The U.S. has been “a bit of a difficult market,” said Everett, who says the U.K. has been more open. “There are groups that believe it unjustly infringes on people’s privacy and that does play a role in the U.S. market.”

Maryland Apartment

The technology has been used to respond to alerts for abducted children, and to find vehicles and people involved in crimes such as homicides, said David Roberts, a senior program manager with the Alexandria, Virginia-based International Association of Chiefs of Police.
It was Vigilant Solutions’ data that pointed officers to a Maryland apartment where Edgar Daniel Mazariegos-Cifuentes and the girl were found, according to a company press release.
The 15-year-old girl from Monroe, New York, said the man forced her to have sex with him at the hotel in Silver Spring, Maryland, and several more times during the 11 days they were in the state, according to a Justice Department press release.

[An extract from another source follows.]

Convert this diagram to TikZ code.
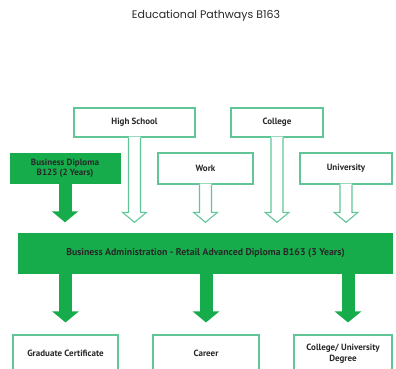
\documentclass[tikz,border=0pt]{standalone}
\usepackage{fontspec}
\setmainfont{PT Sans}
\newfontfamily\titlefont{Poppins}
\usetikzlibrary{arrows.meta,calc}
\definecolor{pathgreen}{RGB}{22,172,76}
\definecolor{pathline}{RGB}{96,198,152}
\definecolor{pathtext}{RGB}{40,40,40}
% hollow block arrow from the bottom of #1 down to just above #2
\newcommand{\hollowarrow}[2]{%
  \fill[white] ($(#1.south)+(-6,-1)$) -- ($(#1.south |- #2.north)+(-6,-20)$)
    -- ++(-6,0) -- ($(#1.south |- #2.north)+(0,-10)$) -- ++(12,-10)
    -- ++(-6,0) -- ($(#1.south)+(6,-1)$) -- cycle;
  \draw[hollow] ($(#1.south)+(-6,0)$) -- ($(#1.south |- #2.north)+(-6,-20)$)
    -- ++(-6,0) -- ($(#1.south |- #2.north)+(0,-10)$) -- ++(12,-10)
    -- ++(-6,0) -- ($(#1.south)+(6,0)$);
}

\begin{document}
\begin{tikzpicture}[
  x=1pt, y=-1pt,
  font=\fontsize{9}{10.5}\selectfont\bfseries,
  text=pathtext,
  box/.style={draw=pathline, line width=1.1pt, fill=white, align=center, inner sep=2pt},
  solid box/.style={fill=pathgreen, align=center, inner sep=2pt},
  hollow/.style={draw=pathline, line width=1.1pt, line join=miter},
  fat/.style={draw=pathgreen, line width=13pt, -{Triangle[width=26pt,length=11pt]}}
]
  \useasboundingbox (0,0) rectangle (396,369);
  \clip (0,0) rectangle (396,369);
  \node[font=\titlefont\fontsize{11}{13}\selectfont] (title) at (206,16) {Educational Pathways B163};

  \node[box, minimum width=121pt, minimum height=29pt] (hs) at (134.5,122.5) {High School};
  \node[box, minimum width=92pt, minimum height=29pt] (col) at (277,122.5) {College};
  \node[box, minimum width=95pt, minimum height=31pt] (work) at (205.5,168.5) {Work};
  \node[box, minimum width=92pt, minimum height=31pt] (uni) at (346,168.5) {University};
  \node[solid box, minimum width=111pt, minimum height=31pt] (bd) at (65,168.5) {Business Diploma\\B125 (2 Years)};
  \node[solid box, minimum width=375pt, minimum height=41pt, font=\fontsize{9.8}{11}\selectfont\bfseries] (bar) at (205.5,253)
    {Business Administration - Retail Advanced Diploma B163 (3 Years)};

  \node[box, minimum width=105pt, minimum height=37pt] (grad) at (65.5,353.5) {Graduate Certificate};
  \node[box, minimum width=106pt, minimum height=37pt] (career) at (206,353.5) {Career};
  \node[box, minimum width=98pt, minimum height=37pt] (degree) at (343,353.5) {College/ University\\Degree};

  \hollowarrow{hs}{bar}
  \hollowarrow{work}{bar}
  \hollowarrow{col}{bar}
  \hollowarrow{uni}{bar}

  \draw[fat] ($(bd.south)+(0,-1)$) -- ($(bd.south |- bar.north)+(0,-10)$);
  \draw[fat] ($(bar.south -| grad.north)+(0,-1)$) -- ($(grad.north)+(0,-12)$);
  \draw[fat] ($(bar.south -| career.north)+(0,-1)$) -- ($(career.north)+(0,-12)$);
  \draw[fat] ($(bar.south -| degree.north)+(5,-1)$) -- ($(degree.north)+(5,-12)$);
\end{tikzpicture}
\end{document}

Mazariegos-Cifuentes, an undocumented immigrant from Guatemala, was sentenced to 10 years in prison last year after pleading guilty to transporting a minor to engage in sexual activity, according to the Justice Department.
The databases “really do help in locating vehicles associated not just with missing persons, but also wanted people and stolen vehicles,” said Elena Russo, a spokeswoman for the Maryland state police. “They are truly a great investigative tool.”